This week at a health care hearing a Tennessee state legislator unleashed a repulsive metaphor. He likened immigrants illegally in the country to “rats” who “multiply.” Once my feelings of outrage and disgust subsided, I began to ponder how quickly metaphors can electrify emotions and make reasoned discussion of immigration so difficult. Using Twitter, I quickly discovered sights, sounds and emotional fury over immigration in video form.

There are public service announcements, well worth watching, like “Do I Look Illegal? A Question for Arizona,” and “Week of Our DREAMs.”

There also are hateful shorts, camouflaged by song and humor, which perpetuate the false memes that slander immigrants as the root cause of all of America’s problems. Two are from Ray Stevens who briefly flirted with fame during the pre-PC era (1962) in his racist and sexist tune, “Ahab the Arab.” Stevens tries to restore his depleted career with two anti-immigrant music videos: “Come to the USA” (dedicated ostensibly but unconvincingly “to those hard-working American citizens who were born in other countries and chose to “Come to the USA” the right way!”) and “God Save Arizona” (which compares the 1942 Japanese attack on the ship, Arizona, moored at Pearl Harbor, to the Obama Administration’s lawsuit against Arizona’s SB 1070).

Stevens’ cinematic hate ditties — spewing falsehoods like a long dormant but finally erupting volcano — reminded me how easily and permanently film can warp the electorate’s understanding of immigration rules, for good, bad or manipulatively disinformational motives. I worry, for example, that the public’s view of marriage-based immigration law has been distorted by the Will and Grace episodes describing how Will’s gay friend, Jack, married Karen’s illegal housekeeper, Rosario, so that his “spouse” could escape deportation. Other popular lore on immigration and marriage — similarly misleading — have been on view in the movie Green Card, and more recently, The Proposal.

On the other hand, films can sear insights into the brain by way of the heart that are truthful and lasting. Two recent documentaries, The Other Side of Immigration, and The Invisibles – Hidden Journey Across Mexico, illustrate the power of film to foster understanding of the trauma endured by immigrants and the corruption, heartlessness or simple lack of awareness of some government officials who enforce the immigration laws. Still, one blogger’s “truth” is another person’s “propoganda.”
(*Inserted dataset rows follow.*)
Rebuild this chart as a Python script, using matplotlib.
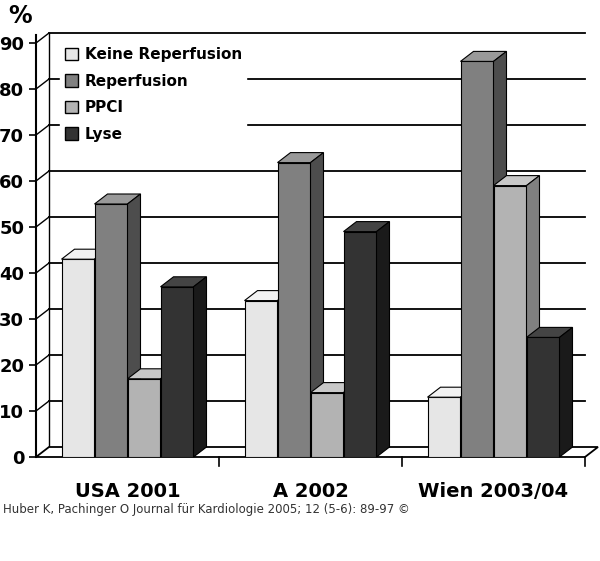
import matplotlib
matplotlib.use("Agg")
import matplotlib.pyplot as plt
from matplotlib.patches import Polygon

categories = ["USA 2001", "A 2002", "Wien 2003/04"]
series = ["Keine Reperfusion", "Reperfusion", "PPCI", "Lyse"]
keine = [43, 34, 13]
reperf = [55, 64, 86]
ppci = [17, 14, 59]
lyse = [37, 49, 26]
yticks = [0, 10, 20, 30, 40, 50, 60, 70, 80, 90]

values = [keine, reperf, ppci, lyse]
front = ["#e6e6e6", "#808080", "#b3b3b3", "#333333"]
top = ["#f2f2f2", "#999999", "#c8c8c8", "#444444"]
side = ["#b0b0b0", "#4d4d4d", "#808080", "#1a1a1a"]

fig = plt.figure(figsize=(6, 5.61), dpi=100)
ax = fig.add_axes([36/600, 104/561, 549/600, 422/561])
ymax = 422/4.6
ax.set_xlim(-0.5, 2.5)
ax.set_ylim(0, ymax)
dx = 13/183
dy = 10/4.6
w = 33/183

for s in ["top", "right", "bottom"]:
    ax.spines[s].set_visible(False)
ax.spines["left"].set_linewidth(1.5)
ax.set_xticks([])
ax.set_yticks(yticks)
ax.set_yticklabels([str(t) for t in yticks], fontsize=13, fontweight="bold")
ax.tick_params(axis="y", length=5, width=1.2)

# back gridlines + left wall connector
for t in yticks[1:]:
    ax.plot([-0.5 + dx, 2.5], [t + dy, t + dy], color="black", lw=1.3, zorder=1, clip_on=False)
    ax.plot([-0.5, -0.5 + dx], [t, t + dy], color="black", lw=1, zorder=1, clip_on=False)
ax.plot([-0.5 + dx, -0.5 + dx], [dy, 90 + dy], color="black", lw=1, zorder=1, clip_on=False)

# floor
ax.add_patch(Polygon([(-0.5, 0), (2.5, 0), (2.5 + dx, dy), (-0.5 + dx, dy)],
                     closed=True, facecolor="white", edgecolor="black", lw=1.3, zorder=2, clip_on=False))
for b in [0.5, 1.5, 2.5]:
    ax.plot([b, b], [0, -2], color="black", lw=1.2, clip_on=False, zorder=2)

z = 3
for ci in range(len(categories)):
    for si in range(len(series)):
        v = values[si][ci]
        x0 = ci - 2 * w + si * w
        ax.bar(x0, v, width=w, align="edge", color=front[si], edgecolor="black", lw=0.8, zorder=z)
        ax.add_patch(Polygon([(x0, v), (x0 + w, v), (x0 + w + dx, v + dy), (x0 + dx, v + dy)],
                             closed=True, facecolor=top[si], edgecolor="black", lw=0.8, zorder=z, clip_on=False))
        ax.add_patch(Polygon([(x0 + w, 0), (x0 + w + dx, dy), (x0 + w + dx, v + dy), (x0 + w, v)],
                             closed=True, facecolor=side[si], edgecolor="black", lw=0.8, zorder=z, clip_on=False))
        z += 1

# legend
from matplotlib.patches import Patch
handles = [Patch(facecolor=front[i], edgecolor="black") for i in range(4)]
leg = ax.legend(handles, series, loc="upper left", bbox_to_anchor=(0.03, 1.0), frameon=True,
                prop={"weight": "bold", "size": 11}, handlelength=0.9, handleheight=0.9,
                labelspacing=0.75, borderpad=0.3, handletextpad=0.4)
leg.get_frame().set_edgecolor("white")
leg.get_frame().set_facecolor("white")
leg.get_frame().set_alpha(1)
leg.set_zorder(50)

for ci, c in enumerate(categories):
    ax.text(ci, -5.5, c, ha="center", va="top", fontsize=14, fontweight="bold")

fig.text(8/600, 1 - 16/561, "%", fontsize=17, fontweight="bold", va="center")
fig.text(3/600, 1 - 510/561, "Huber K, Pachinger O Journal für Kardiologie 2005; 12 (5-6): 89-97 ©",
         fontsize=8.5, color="#333333", va="center")

fig.savefig("out.png", dpi=100)
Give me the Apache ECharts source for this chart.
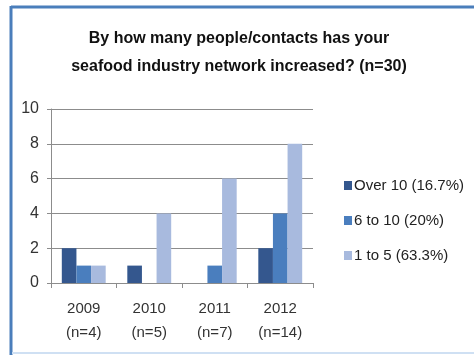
<!DOCTYPE html>
<html>
<head>
<meta charset="utf-8">
<script src="https://cdn.jsdelivr.net/npm/echarts@6/dist/echarts.min.js"></script>
<style>
  html, body { margin: 0; padding: 0; background: #fff; }
  #main { width: 474px; height: 355px; }
</style>
</head>
<body>
<div id="main"></div>
<script>
// data
var categories = ['2009\n(n=4)', '2010\n(n=5)', '2011\n(n=7)', '2012\n(n=14)'];
var seriesNames = ['Over 10 (16.7%)', '6 to 10 (20%)', '1 to 5 (63.3%)'];
var over10 = [2, 1, 0, 2];
var sixTo10 = [1, 0, 1, 4];
var oneTo5 = [1, 4, 6, 8];
var yTicks = [0, 2, 4, 6, 8, 10];

var FONT = '"Liberation Sans", Arial, sans-serif';
var chart = echarts.init(document.getElementById('main'));

var option = {
  backgroundColor: '#fff',
  color: ['#34578E', '#4A7EBE', '#A8BADE'],
  animation: false,
  title: {
    text: 'By how many people/contacts has your\nseafood industry network increased? (n=30)',
    left: 234,
    textAlign: 'center',
    top: 20,
    textStyle: {
      fontFamily: FONT,
      fontWeight: 'bold',
      fontSize: 16,
      lineHeight: 28,
      color: '#111'
    }
  },
  grid: {
    left: 51,
    right: 161,
    top: 109,
    bottom: 72
  },
  legend: {
    orient: 'vertical',
    left: 339,
    top: 173,
    icon: 'rect',
    itemWidth: 8,
    itemHeight: 9,
    itemGap: 20,
    selectedMode: false,
    textStyle: {
      fontFamily: FONT,
      fontSize: 15,
      color: '#222',
      padding: [0, 0, 0, -3]
    },
    data: seriesNames
  },
  xAxis: {
    type: 'category',
    data: categories,
    axisLine: { lineStyle: { color: '#8c8c8c' } },
    axisTick: { show: true, length: 5, lineStyle: { color: '#8c8c8c' } },
    axisLabel: {
      fontFamily: FONT,
      fontSize: 15,
      lineHeight: 24,
      color: '#333',
      margin: 14
    }
  },
  yAxis: {
    type: 'value',
    min: yTicks[0],
    max: yTicks[yTicks.length - 1],
    interval: 2,
    axisLine: { show: true, lineStyle: { color: '#8c8c8c' } },
    axisTick: { show: true, length: 4, lineStyle: { color: '#8c8c8c' } },
    splitLine: { lineStyle: { color: '#8c8c8c' } },
    axisLabel: {
      fontFamily: FONT,
      fontSize: 16,
      color: '#333',
      margin: 12
    }
  },
  graphic: [
    {
      type: 'line',
      shape: { x1: 11, y1: 7, x2: 474, y2: 7 },
      style: { stroke: '#4A7EBB', lineWidth: 3 }
    },
    {
      type: 'line',
      shape: { x1: 11, y1: 6, x2: 11, y2: 355 },
      style: { stroke: '#4A7EBB', lineWidth: 3 }
    },
    {
      type: 'line',
      shape: { x1: 12, y1: 353, x2: 474, y2: 353 },
      style: { stroke: '#cfe0f3', lineWidth: 2 }
    }
  ],
  series: [
    { name: seriesNames[0], type: 'bar', data: over10, barGap: '0%', barCategoryGap: '33%' },
    { name: seriesNames[1], type: 'bar', data: sixTo10, barGap: '0%', barCategoryGap: '33%' },
    { name: seriesNames[2], type: 'bar', data: oneTo5, barGap: '0%', barCategoryGap: '33%' }
  ]
};

chart.setOption(option);
</script>
</body>
</html>
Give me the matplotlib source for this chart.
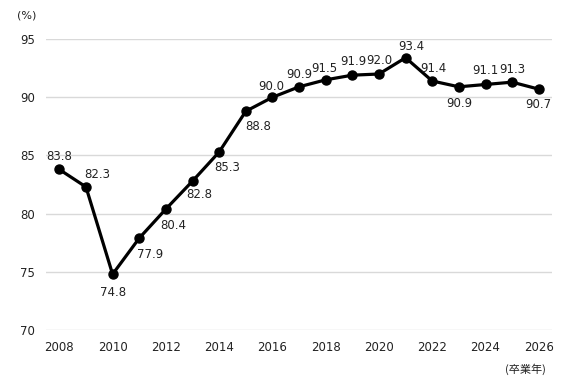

One of the best ways for each of us to understand film’s influence on the immigration debate is to watch as many films on the subject as time, energy and attention spans permit — preferably at group screenings where discussions follow. Here then are links to compilations of film titles and discussion materials:

REEL Images of Immigration

REEL Images of Immigration: Additional Films

Top Ten Immigration Films

Digital History: Immigration and the Movies

Interdisciplinary Immigration Workshop – Immigration Related Films and Other Media

MurthyDotCom Immigration & the Movies

Watch. Learn. Think. Understand. Change. America will be the better for it.

Don’t let the real “rats” — the heartless and the hurtful — win.